Kankercellen laten uithongeren, dat is wat Fabricio Loayza-Puch het liefst doet. Eind januari ontving hij hiervoor de Antoni van Leeuwenhoek Prijs.
‘Verrast was ik zeker dat ik tot de genomineerden behoorde, dat had ik totaal niet verwacht’, zegt de Boliviaanse Fabricio Loayza-Puch (36). Hij ontving de Antoni van Leeuwenhoekprijs voor een veelbelovende techniek waarmee hij de afgelopen zes jaar de voedingsbehoeftes van kankercellen in kaart heeft gebracht, in de groep van Reuven Agami aan het NKI in Amsterdam. ‘We weten nu dat tumoren afhankelijk zijn van bepaalde aminozuren voor hun groei en dat het verschilt per tumor welke dat zijn.’ Zo hebben nierkankercellen proline nodig voor om te groeien. Er ontstaat een tekort van dat aminozuur in de cellen als je de productie daarvan remt met CRISPR-Cas. Vervolgens stopt de tumorgroei.
Aminozuur aflezen
Loayza-Puch benadrukt de complexiteit van het veld: ‘Daardoor ben ik ook zo enthousiast over de moleculaire oncologie’, zegt hij. ‘Met de techniek die we nu hebben ontwikkeld, kunnen we de dieetwensen per tumor bepalen door te kijken naar de eiwitfabrieken van de cel, de ribosomen. Ribosomen lezen voor elk aminozuur een triplet van nucleotides af, een codon. Tijdens dat proces stoppen ze soms en dat is dan het signaal voor ons dat er blijkbaar een tekort is aan het betreffende nucleotide in de cel.’ Loayza-Puch isoleert vervolgens het ribosoomcomplex en kan dan na sequencing achterhalen bij welk aminozuur het eiwitfabriekje hapert. Hij doet dit zowel met cellijnen als met muismodellen, maar dat is niet voor elk type kanker toepasbaar. ‘Voor borstkanker hebben we alleen muismodellen, omdat deze cellen in vitro moeilijk in stand te houden zijn.’
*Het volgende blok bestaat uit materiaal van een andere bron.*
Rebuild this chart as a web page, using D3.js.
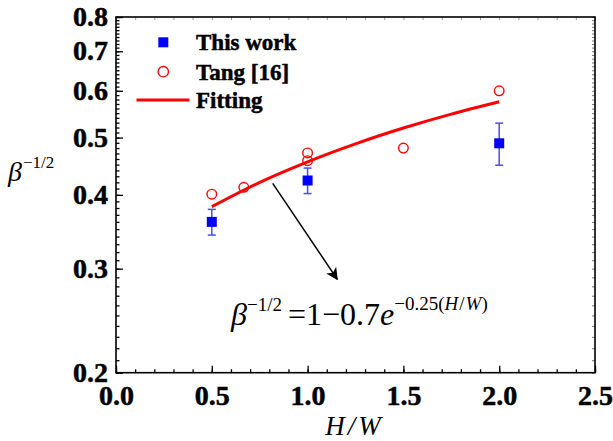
<!DOCTYPE html>
<html><head><meta charset="utf-8">
<script src="https://cdn.jsdelivr.net/npm/d3@7/dist/d3.min.js"></script>
<style>html,body{margin:0;padding:0;background:#fff;}svg{display:block;}</style>
</head><body>
<svg id="chart" width="613" height="441"></svg>
<script>
// ---- data ----
const xTicks = [0.0, 0.5, 1.0, 1.5, 2.0, 2.5];
const xTickLabels = ["0.0", "0.5", "1.0", "1.5", "2.0", "2.5"];
const yTicks = [0.2, 0.3, 0.4, 0.5, 0.6, 0.7, 0.8];
const yTickLabels = ["0.2", "0.3", "0.4", "0.5", "0.6", "0.7", "0.8"];

const thisWorkX = [0.5, 1.0, 2.0];
const thisWorkY = [0.360, 0.423, 0.489];
const thisWorkErr = [0.018, 0.021, 0.040];

const tangX = [0.5, 0.667, 1.0, 1.0, 1.5, 2.0];
const tangY = [0.401, 0.412, 0.471, 0.457, 0.480, 0.600];

const fitX = [0.5, 0.75, 1.0, 1.25, 1.5, 1.75, 2.0];
const fitY = [0.382, 0.420, 0.455, 0.488, 0.519, 0.548, 0.575];

const legendLabels = ["This work", "Tang [16]", "Fitting"];

// ---- layout ----
const svg = d3.select("#chart");
const L = 116, R = 595, T = 17, B = 372.7;
const x = d3.scaleLinear().domain([0, 2.5]).range([L, R]);
const y = d3.scaleLog().domain([0.2, 0.8]).range([B, T]);
const serif = '"Liberation Serif", "DejaVu Serif", serif';

const xMinor = d3.range(0, 2.5001, 0.1).map(v => +v.toFixed(2));
const yMinor = d3.range(0.2, 0.8001, 0.01).map(v => +v.toFixed(3));

function styleText(sel, size, bold, italic) {
  sel.style("font-family", serif).style("font-size", size + "px")
     .style("font-weight", bold ? "bold" : "normal").style("font-style", italic ? "italic" : "normal")
     .attr("fill", "#000");
  if (bold) sel.attr("stroke", "#000").attr("stroke-width", 0.5);
}

// bottom axis
const gx = svg.append("g").attr("transform", `translate(0,${B})`);
gx.call(d3.axisBottom(x).tickValues(xMinor).tickSize(-3.5).tickFormat(""));
gx.select(".domain").remove();
const gx2 = svg.append("g").attr("transform", `translate(0,${B})`);
gx2.call(d3.axisBottom(x).tickValues(xTicks).tickSize(-7).tickFormat((d, i) => xTickLabels[i]));
gx2.select(".domain").remove();
gx2.selectAll("text").call(styleText, 28, true, false).attr("dy", "0.71em").attr("y", 12);
[gx, gx2].forEach(g => g.selectAll("line").attr("stroke", "#000").attr("stroke-width", 1.3));

// left axis
const gy = svg.append("g").attr("transform", `translate(${L},0)`);
gy.call(d3.axisLeft(y).tickValues(yMinor).tickSize(-3.5).tickFormat(""));
gy.select(".domain").remove();
const gy2 = svg.append("g").attr("transform", `translate(${L},0)`);
gy2.call(d3.axisLeft(y).tickValues(yTicks).tickSize(-7).tickFormat((d, i) => yTickLabels[i]));
gy2.select(".domain").remove();
gy2.selectAll("text").call(styleText, 28, true, false).attr("x", -8).attr("dy", "0.3em");
[gy, gy2].forEach(g => g.selectAll("line").attr("stroke", "#000").attr("stroke-width", 1.3));

// top & right mirrored faint ticks
const gt = svg.append("g").attr("transform", `translate(0,${T})`);
gt.call(d3.axisTop(x).tickValues(xMinor).tickSize(-3).tickFormat(""));
gt.select(".domain").remove();
gt.selectAll("line").attr("stroke", "#999").attr("stroke-width", 1);
const gr = svg.append("g").attr("transform", `translate(${R},0)`);
gr.call(d3.axisRight(y).tickValues(yMinor).tickSize(-3).tickFormat(""));
gr.select(".domain").remove();
gr.selectAll("line").attr("stroke", "#777").attr("stroke-width", 1);

// frame
svg.append("rect").attr("x", L).attr("y", T).attr("width", R - L).attr("height", B - T)
  .attr("fill", "none").attr("stroke", "#000").attr("stroke-width", 1.6);

// fit line
const line = d3.line().x(d => x(d[0])).y(d => y(d[1])).curve(d3.curveMonotoneX);
svg.append("path").datum(fitX.map((v, i) => [v, fitY[i]]))
  .attr("d", line).attr("fill", "none").attr("stroke", "#ff0000").attr("stroke-width", 3);

// tang circles
svg.selectAll("circle.tang").data(tangX.map((v, i) => [v, tangY[i]])).enter()
  .append("circle").attr("class", "tang")
  .attr("cx", d => x(d[0])).attr("cy", d => y(d[1])).attr("r", 4.8)
  .attr("fill", "none").attr("stroke", "#ff0000").attr("stroke-width", 1.4);

// this work error bars
const tw = thisWorkX.map((v, i) => ({ x: v, y: thisWorkY[i], e: thisWorkErr[i] }));
const eb = svg.append("g").attr("stroke", "#4a4aff").attr("stroke-width", 1.5);
tw.forEach(d => {
  const cx = x(d.x), y1 = y(d.y + d.e), y2 = y(d.y - d.e);
  eb.append("line").attr("x1", cx).attr("x2", cx).attr("y1", y1).attr("y2", y2);
  eb.append("line").attr("x1", cx - 4).attr("x2", cx + 4).attr("y1", y1).attr("y2", y1);
  eb.append("line").attr("x1", cx - 4).attr("x2", cx + 4).attr("y1", y2).attr("y2", y2);
});
svg.selectAll("rect.tw").data(tw).enter().append("rect").attr("class", "tw")
  .attr("x", d => x(d.x) - 5).attr("y", d => y(d.y) - 5).attr("width", 10).attr("height", 10)
  .attr("fill", "#0000ff");

// legend
svg.append("rect").attr("x", 158.3).attr("y", 37.3).attr("width", 10).attr("height", 10).attr("fill", "#0000ff");
svg.append("circle").attr("cx", 163.3).attr("cy", 71.7).attr("r", 5.2).attr("fill", "none").attr("stroke", "#ff0000").attr("stroke-width", 1.4);
svg.append("line").attr("x1", 136.5).attr("x2", 189.5).attr("y1", 100).attr("y2", 100).attr("stroke", "#ff0000").attr("stroke-width", 3);
[50, 79.5, 108].forEach((by, i) => {
  svg.append("text").attr("x", 196).attr("y", by).text(legendLabels[i]).call(styleText, 23, true, false);
});

// arrow
svg.append("defs").append("marker").attr("id", "ah").attr("viewBox", "0 0 12 12")
  .attr("refX", 11).attr("refY", 6).attr("markerWidth", 12).attr("markerHeight", 12)
  .attr("markerUnits", "userSpaceOnUse").attr("orient", "auto")
  .append("path").attr("d", "M0,0 L12,6 L0,12 L3,6 Z").attr("fill", "#000");
svg.append("line").attr("x1", 272.7).attr("y1", 183.3).attr("x2", 337.3).attr("y2", 279.3)
  .attr("stroke", "#000").attr("stroke-width", 1.5).attr("marker-end", "url(#ah)");

// y axis label
const yl = svg.append("text").attr("x", 8).attr("y", 181).call(styleText, 28, false, false);
yl.append("tspan").text("β").style("font-style", "italic");
yl.append("tspan").text("−1/2").style("font-size", "17px").attr("dy", -13).attr("dx", 1);

// x axis label
const xl = svg.append("text").attr("x", 353).attr("y", 435).attr("text-anchor", "middle").call(styleText, 27, false, true);
xl.append("tspan").text("H");
xl.append("tspan").text("/").attr("dx", 3);
xl.append("tspan").text("W").attr("dx", 3);

// equation
const eq = svg.append("text").attr("x", 231).attr("y", 325).call(styleText, 32, false, false);
eq.append("tspan").text("β").style("font-style", "italic");
eq.append("tspan").text("−1/2").style("font-size", "19px").attr("dy", -14);
eq.append("tspan").text("=1−0.7").attr("dy", 14).attr("dx", 6);
eq.append("tspan").text("e").style("font-style", "italic");
eq.append("tspan").text("−0.25(").style("font-size", "19px").attr("dy", -15);
eq.append("tspan").text("H").style("font-size", "19px").style("font-style", "italic");
eq.append("tspan").text("/").style("font-size", "19px").attr("dx", 1);
eq.append("tspan").text("W").style("font-size", "19px").style("font-style", "italic").attr("dx", 1);
eq.append("tspan").text(")").style("font-size", "19px");
</script>
</body></html>
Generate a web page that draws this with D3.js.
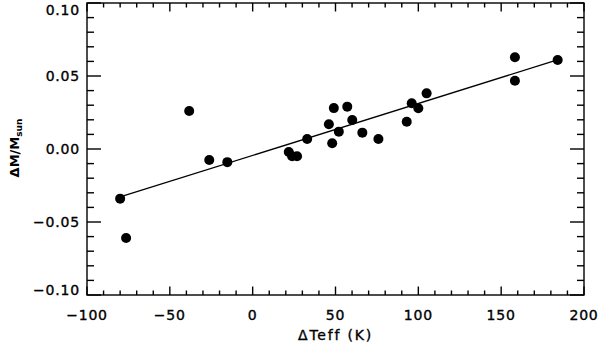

In Europa lag mijn kans op succes
Betere kansen
Zijn interesse in de wetenschap heeft Loayza-Puch al van jongs af aan. ‘Mijn vader liet me vroeger in Bolivia populaire biologietijdschriften lezen. Dat heeft mijn interesse in de biologie al vroeg gewekt. Ik wilde verder in de moleculaire oncologie en het liefste in de VS of Europa, want daar had ik betere kansen. De meeste Zuid-Amerikanen vertrekken daarheen voor een promotieonderzoek.’
Japan
Voordat hij in Amsterdam terechtkwam, promoveerde hij aan de Kyoto-universiteit in Japan. ‘Een vriend van me raadde mij aan voor een beurs in Japan te gaan, dat lukte uiteindelijk ook nog. Daar werkte ik aan microRNA’s en hun interactie met tumorcellen.’ In Japan genoot hij van het onderzoek, maar minder van het werkklimaat. ‘Werkdagen van twaalf tot zestien uur zijn daar normaal. Gelukkig hoefde ik daar als student nog niet aan mee te doen, maar als ik was gebleven wel.’
Via de microRNA’s kwam Loayza-Puch op een conferentie in de VS in contact met Agami, die hem vroeg naar Amsterdam te komen. ‘Niet lang daarna hebben we de focus van het onderzoek verschoven naar het metabolisme van tumorcellen. De microRNA’s verdwenen toen naar de achtergrond.’
De Nederlandse cultuur was een welkome afwisseling. ‘Ik voel me thuis in Amsterdam, de stad is erg leefbaar. Als ik de financiering rondkrijg, start ik mijn eigen lab ergens in Europa. De levensstijl in deze Westerse cultuur bevalt me wel, er is een goede balans tussen werk en privé.’